Little Miss Sunshine

This is the funniest film I’ve seen for ages, yet Little Miss Sunshine is also quite profound. It’s the story of a family travelling across America in a VW Camper van in order to get their young daughter to the final of the Little Miss Sunshine competition – a beauty pageant for 8 year-olds – in California.

They are undoubtely a dysfunctional family: The grandad has major issues and seems to have regrets about how he has lived his life; the father is trying to climb the ladder to self-help bliss by publishing a book about his 9-step programme; the son hasn’t spoken for nine months as he wants to get into flight school; and the brother has just tried to kill himself for unrequieted love. This doesn’t sound like a laugh, but with Greg Kinnear, Toni Collette, and Steve Carell in the leads, it becomes hilarious. đŸ˜‰

Spoilers ahead…

Ultimately they all fail. As each of them fails, they place their hope in the little girl’s beauty pageant. When she too fails in a spectaular way, this knits them together as a family in a way that they have never been before. They find a common hope in their combined failure.

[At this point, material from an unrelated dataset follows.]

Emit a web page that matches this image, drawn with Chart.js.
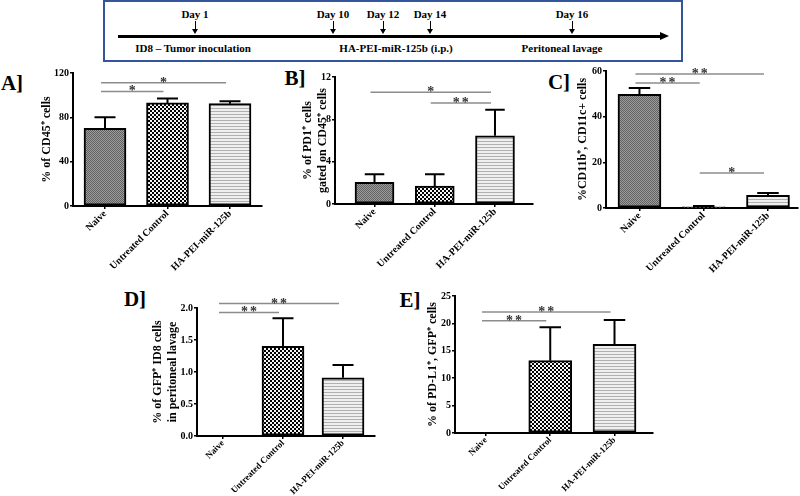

It is primarily a film about identity. Each of the characters are trying to define themselves in a certian way. It is only after they all have admitted defeat that they are able to be real with each other.

In diagnosing the problem, the film gets a lot of things right about the world – certainly things that I can identify with. I cannot do it all on my own. Self-help is not enough, this may lead to some success, but ultimately, emptiness. I need other people. However, the film’s solution is only part of the answer. Opening up to each other can help break down barriers and lead to closer community. But fulfillment is not to be found in this community alone, without God at the centre. A community living for itself will ultimately break down too.

Jesus took our guilt and shame and failure and redeemed it. He is the one I must be real with, open up to, and consequently, find my identity in. Only through him can I relate to others in a deep way, unafraid of looking like a failure in the eyes of others.